**Excerpted records**.
- - -
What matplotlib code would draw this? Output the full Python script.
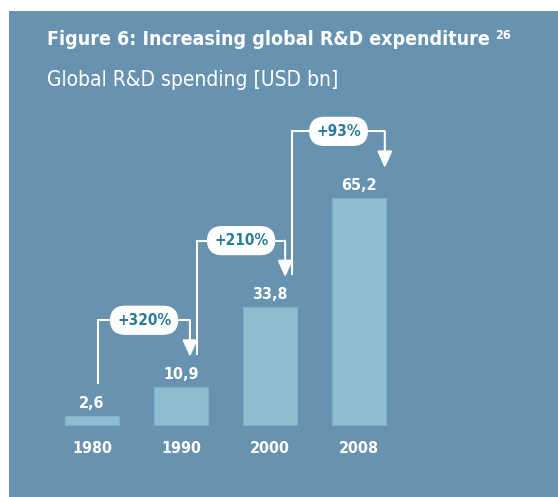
import matplotlib.pyplot as plt
from matplotlib import font_manager as fm

# data
years = ["1980", "1990", "2000", "2008"]
spending = [2.6, 10.9, 33.8, 65.2]
value_labels = ["2,6", "10,9", "33,8", "65,2"]
growth_labels = ["+320%", "+210%", "+93%"]

panel_color = "#6792b0"
bar_color = "#8cbdd0"
pill_text_color = "#2a7b96"

# the reference uses a narrow sans; take the narrowest one that is installed
entries = {(f.name, f.stretch) for f in fm.fontManager.ttflist}
names = {n for n, _ in entries}
if "Liberation Sans Narrow" in names:
    fam, stretch = "Liberation Sans Narrow", "normal"
elif ("DejaVu Sans", "condensed") in entries:
    fam, stretch = "DejaVu Sans", "condensed"
else:
    fam, stretch = "Liberation Sans", "normal"
font = dict(family=[fam, "DejaVu Sans"], stretch=stretch)

fig = plt.figure(figsize=(5.58, 4.97), dpi=100, facecolor="white")
ax = fig.add_axes([9 / 558, 0, 549 / 558, 486 / 497])
ax.set_facecolor(panel_color)
for s in ax.spines.values():
    s.set_visible(False)
ax.set_xticks([])
ax.set_yticks([])
ax.set_xlim(-0.933, 5.236)
ax.set_ylim(-20.7, 119.0)

x = list(range(len(years)))
ax.bar(x, spending, width=0.607, color=bar_color, edgecolor="#7fb0c5", linewidth=0.8)

for xi, v, lab, yr in zip(x, spending, value_labels, years):
    ax.text(xi, v + 3.7, lab, ha="center", va="center", color="white",
            fontsize=11.5, fontweight="bold", **font)
    ax.text(xi, -6.9, yr, ha="center", va="center", color="white",
            fontsize=11.5, fontweight="bold", **font)

# growth connectors
start_dx = [0.07, 0.18, 0.25]
end_dx = [0.10, 0.17, 0.29]
for i, lab in enumerate(growth_labels):
    x0 = x[i] + start_dx[i]
    x1 = x[i + 1] + end_dx[i]
    y0 = spending[i] + 9.2
    y1 = spending[i + 1] + 8.7
    level = spending[i + 1] + 19.2
    ax.plot([x0, x0, x1], [y0, level, level], color="white", lw=1.5,
            solid_joinstyle="miter", solid_capstyle="butt")
    ax.annotate("", xy=(x1, y1), xytext=(x1, level),
                arrowprops=dict(arrowstyle="-|>,head_length=1.0,head_width=0.45",
                                mutation_scale=10, color="white", lw=1.5,
                                shrinkA=0, shrinkB=0))
    ax.text((x0 + x1) / 2, level, lab, ha="center", va="center",
            color=pill_text_color, fontsize=11, fontweight="bold",
            bbox=dict(boxstyle="round,pad=0.42,rounding_size=0.95",
                      fc="white", ec="white"), **font)

title = fig.text(47 / 558, 1 - 45 / 497, "Figure 6: Increasing global R&D expenditure",
                 ha="left", va="baseline", color="white", fontsize=14,
                 fontweight="bold", **font)
ax.annotate("26", xy=(1, 1), xycoords=title, xytext=(4, 1),
            textcoords="offset points", ha="left", va="top", color="white",
            fontsize=9, fontweight="bold", annotation_clip=False, **font)
fig.text(47 / 558, 1 - 86 / 497, "Global R&D spending [USD bn]",
         ha="left", va="baseline", color="white", fontsize=15, **font)

fig.savefig("out.png", dpi=100, facecolor="white")
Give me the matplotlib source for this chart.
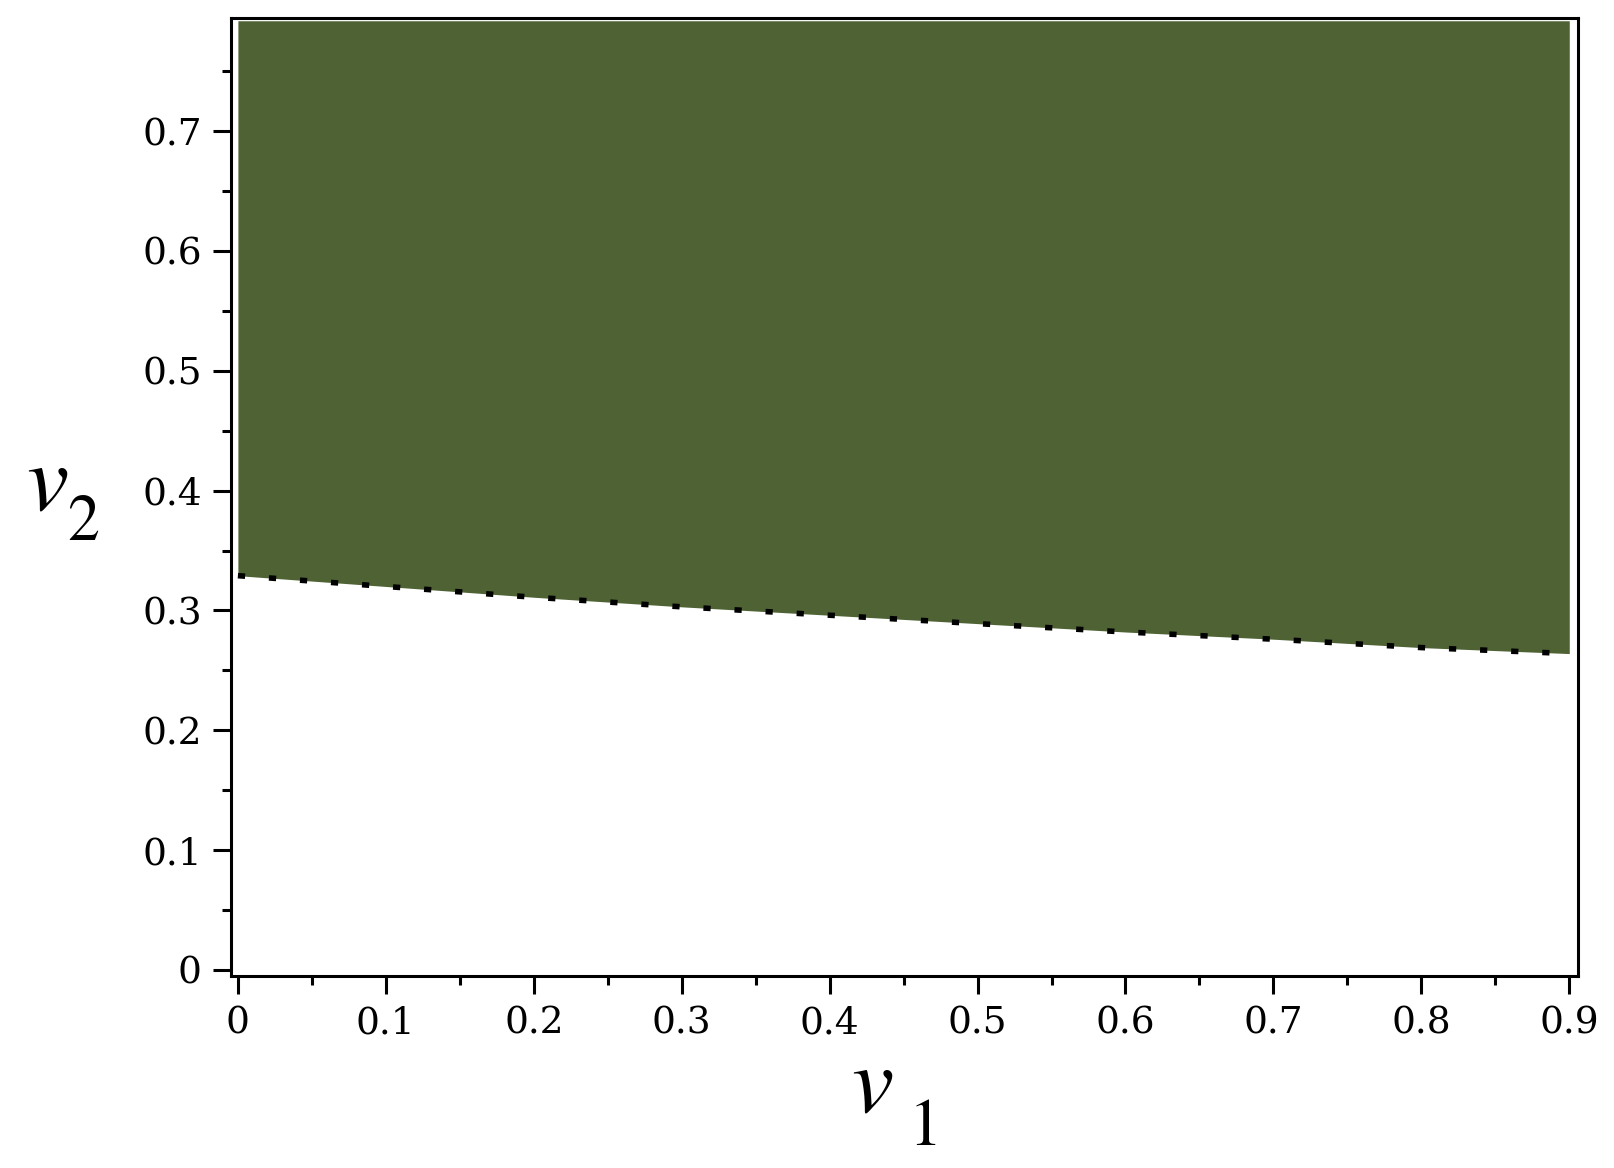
import matplotlib
matplotlib.use("Agg")
import matplotlib.pyplot as plt
from matplotlib.ticker import MultipleLocator, FixedLocator

# Data
v1 = [0.0, 0.1, 0.2, 0.3, 0.4, 0.5, 0.6, 0.7, 0.8, 0.9]
v2_boundary = [0.329, 0.320, 0.311, 0.303, 0.296, 0.289, 0.282, 0.276, 0.269, 0.264]
v2_top = 0.792
x_ticks = [0.0, 0.1, 0.2, 0.3, 0.4, 0.5, 0.6, 0.7, 0.8, 0.9]
x_tick_labels = ["0", "0.1", "0.2", "0.3", "0.4", "0.5", "0.6", "0.7", "0.8", "0.9"]
y_ticks = [0.0, 0.1, 0.2, 0.3, 0.4, 0.5, 0.6, 0.7]
y_tick_labels = ["0", "0.1", "0.2", "0.3", "0.4", "0.5", "0.6", "0.7"]

fig = plt.figure(figsize=(16.15, 11.68), dpi=100)
ax = fig.add_axes([0.143, 0.1644, 0.834, 0.8206])

green = "#4e6234"
ax.fill_between(v1, v2_boundary, [v2_top] * len(v1), color=green, linewidth=0, zorder=1)
ax.plot(v1, v2_boundary, color="black", linewidth=4.0, dashes=(1.3, 4.3),
        dash_capstyle="butt", zorder=2)

ax.set_xlim(-0.0047, 0.9058)
ax.set_ylim(-0.005, 0.7947)

ax.xaxis.set_major_locator(FixedLocator(x_ticks))
ax.yaxis.set_major_locator(FixedLocator(y_ticks))
ax.set_xticklabels(x_tick_labels)
ax.set_yticklabels(y_tick_labels)
ax.xaxis.set_minor_locator(MultipleLocator(0.05))
ax.yaxis.set_minor_locator(MultipleLocator(0.05))

for s in ax.spines.values():
    s.set_linewidth(2.2)
    s.set_color("black")

ax.tick_params(axis="both", which="major", direction="out", length=13, width=2.2,
               top=False, right=False, pad=8)
ax.tick_params(axis="both", which="minor", direction="out", length=6.5, width=2.2,
               top=False, right=False)
for lab in ax.get_xticklabels() + ax.get_yticklabels():
    lab.set_family("DejaVu Serif")
    lab.set_fontsize(27)
    lab.set_color("black")

# Axis labels: italic v with dropped subscript
lab_font = dict(family="STIXGeneral")
fig.text(0.540, 0.048, "v", fontsize=68, style="italic", ha="center", va="baseline", **lab_font)
fig.text(0.573, 0.0197, "1", fontsize=48, ha="center", va="baseline", **lab_font)
fig.text(0.029, 0.5634, "v", fontsize=68, style="italic", ha="center", va="baseline", **lab_font)
fig.text(0.0514, 0.5377, "2", fontsize=46, ha="center", va="baseline", **lab_font)

fig.savefig("out.png", dpi=100)
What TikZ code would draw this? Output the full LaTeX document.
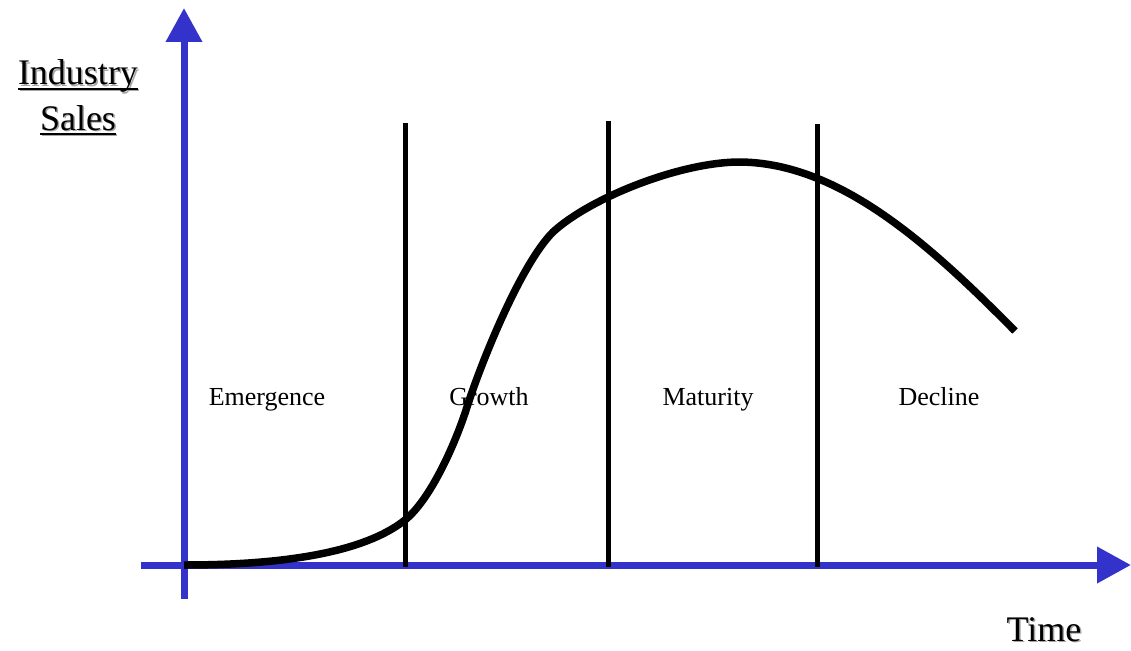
- - -
**Short exercise**.
Transcribe the records verbatim and omit the images.

**Answer to the problem**.
What matplotlib code would draw this? Output the full Python script.
import matplotlib.pyplot as plt
from matplotlib import font_manager as fm

# data
years = ["1980", "1990", "2000", "2008"]
spending = [2.6, 10.9, 33.8, 65.2]
value_labels = ["2,6", "10,9", "33,8", "65,2"]
growth_labels = ["+320%", "+210%", "+93%"]

panel_color = "#6792b0"
bar_color = "#8cbdd0"
pill_text_color = "#2a7b96"

# the reference uses a narrow sans; take the narrowest one that is installed
entries = {(f.name, f.stretch) for f in fm.fontManager.ttflist}
names = {n for n, _ in entries}
if "Liberation Sans Narrow" in names:
    fam, stretch = "Liberation Sans Narrow", "normal"
elif ("DejaVu Sans", "condensed") in entries:
    fam, stretch = "DejaVu Sans", "condensed"
else:
    fam, stretch = "Liberation Sans", "normal"
font = dict(family=[fam, "DejaVu Sans"], stretch=stretch)

fig = plt.figure(figsize=(5.58, 4.97), dpi=100, facecolor="white")
ax = fig.add_axes([9 / 558, 0, 549 / 558, 486 / 497])
ax.set_facecolor(panel_color)
for s in ax.spines.values():
    s.set_visible(False)
ax.set_xticks([])
ax.set_yticks([])
ax.set_xlim(-0.933, 5.236)
ax.set_ylim(-20.7, 119.0)

x = list(range(len(years)))
ax.bar(x, spending, width=0.607, color=bar_color, edgecolor="#7fb0c5", linewidth=0.8)

for xi, v, lab, yr in zip(x, spending, value_labels, years):
    ax.text(xi, v + 3.7, lab, ha="center", va="center", color="white",
            fontsize=11.5, fontweight="bold", **font)
    ax.text(xi, -6.9, yr, ha="center", va="center", color="white",
            fontsize=11.5, fontweight="bold", **font)

# growth connectors
start_dx = [0.07, 0.18, 0.25]
end_dx = [0.10, 0.17, 0.29]
for i, lab in enumerate(growth_labels):
    x0 = x[i] + start_dx[i]
    x1 = x[i + 1] + end_dx[i]
    y0 = spending[i] + 9.2
    y1 = spending[i + 1] + 8.7
    level = spending[i + 1] + 19.2
    ax.plot([x0, x0, x1], [y0, level, level], color="white", lw=1.5,
            solid_joinstyle="miter", solid_capstyle="butt")
    ax.annotate("", xy=(x1, y1), xytext=(x1, level),
                arrowprops=dict(arrowstyle="-|>,head_length=1.0,head_width=0.45",
                                mutation_scale=10, color="white", lw=1.5,
                                shrinkA=0, shrinkB=0))
    ax.text((x0 + x1) / 2, level, lab, ha="center", va="center",
            color=pill_text_color, fontsize=11, fontweight="bold",
            bbox=dict(boxstyle="round,pad=0.42,rounding_size=0.95",
                      fc="white", ec="white"), **font)

title = fig.text(47 / 558, 1 - 45 / 497, "Figure 6: Increasing global R&D expenditure",
                 ha="left", va="baseline", color="white", fontsize=14,
                 fontweight="bold", **font)
ax.annotate("26", xy=(1, 1), xycoords=title, xytext=(4, 1),
            textcoords="offset points", ha="left", va="top", color="white",
            fontsize=9, fontweight="bold", annotation_clip=False, **font)
fig.text(47 / 558, 1 - 86 / 497, "Global R&D spending [USD bn]",
         ha="left", va="baseline", color="white", fontsize=15, **font)

fig.savefig("out.png", dpi=100, facecolor="white")
Give me the matplotlib source for this chart.
import matplotlib
matplotlib.use("Agg")
import matplotlib.pyplot as plt
from matplotlib.ticker import MultipleLocator, FixedLocator

# Data
v1 = [0.0, 0.1, 0.2, 0.3, 0.4, 0.5, 0.6, 0.7, 0.8, 0.9]
v2_boundary = [0.329, 0.320, 0.311, 0.303, 0.296, 0.289, 0.282, 0.276, 0.269, 0.264]
v2_top = 0.792
x_ticks = [0.0, 0.1, 0.2, 0.3, 0.4, 0.5, 0.6, 0.7, 0.8, 0.9]
x_tick_labels = ["0", "0.1", "0.2", "0.3", "0.4", "0.5", "0.6", "0.7", "0.8", "0.9"]
y_ticks = [0.0, 0.1, 0.2, 0.3, 0.4, 0.5, 0.6, 0.7]
y_tick_labels = ["0", "0.1", "0.2", "0.3", "0.4", "0.5", "0.6", "0.7"]

fig = plt.figure(figsize=(16.15, 11.68), dpi=100)
ax = fig.add_axes([0.143, 0.1644, 0.834, 0.8206])

green = "#4e6234"
ax.fill_between(v1, v2_boundary, [v2_top] * len(v1), color=green, linewidth=0, zorder=1)
ax.plot(v1, v2_boundary, color="black", linewidth=4.0, dashes=(1.3, 4.3),
        dash_capstyle="butt", zorder=2)

ax.set_xlim(-0.0047, 0.9058)
ax.set_ylim(-0.005, 0.7947)

ax.xaxis.set_major_locator(FixedLocator(x_ticks))
ax.yaxis.set_major_locator(FixedLocator(y_ticks))
ax.set_xticklabels(x_tick_labels)
ax.set_yticklabels(y_tick_labels)
ax.xaxis.set_minor_locator(MultipleLocator(0.05))
ax.yaxis.set_minor_locator(MultipleLocator(0.05))

for s in ax.spines.values():
    s.set_linewidth(2.2)
    s.set_color("black")

ax.tick_params(axis="both", which="major", direction="out", length=13, width=2.2,
               top=False, right=False, pad=8)
ax.tick_params(axis="both", which="minor", direction="out", length=6.5, width=2.2,
               top=False, right=False)
for lab in ax.get_xticklabels() + ax.get_yticklabels():
    lab.set_family("DejaVu Serif")
    lab.set_fontsize(27)
    lab.set_color("black")

# Axis labels: italic v with dropped subscript
lab_font = dict(family="STIXGeneral")
fig.text(0.540, 0.048, "v", fontsize=68, style="italic", ha="center", va="baseline", **lab_font)
fig.text(0.573, 0.0197, "1", fontsize=48, ha="center", va="baseline", **lab_font)
fig.text(0.029, 0.5634, "v", fontsize=68, style="italic", ha="center", va="baseline", **lab_font)
fig.text(0.0514, 0.5377, "2", fontsize=46, ha="center", va="baseline", **lab_font)

fig.savefig("out.png", dpi=100)
What TikZ code would draw this? Output the full LaTeX document.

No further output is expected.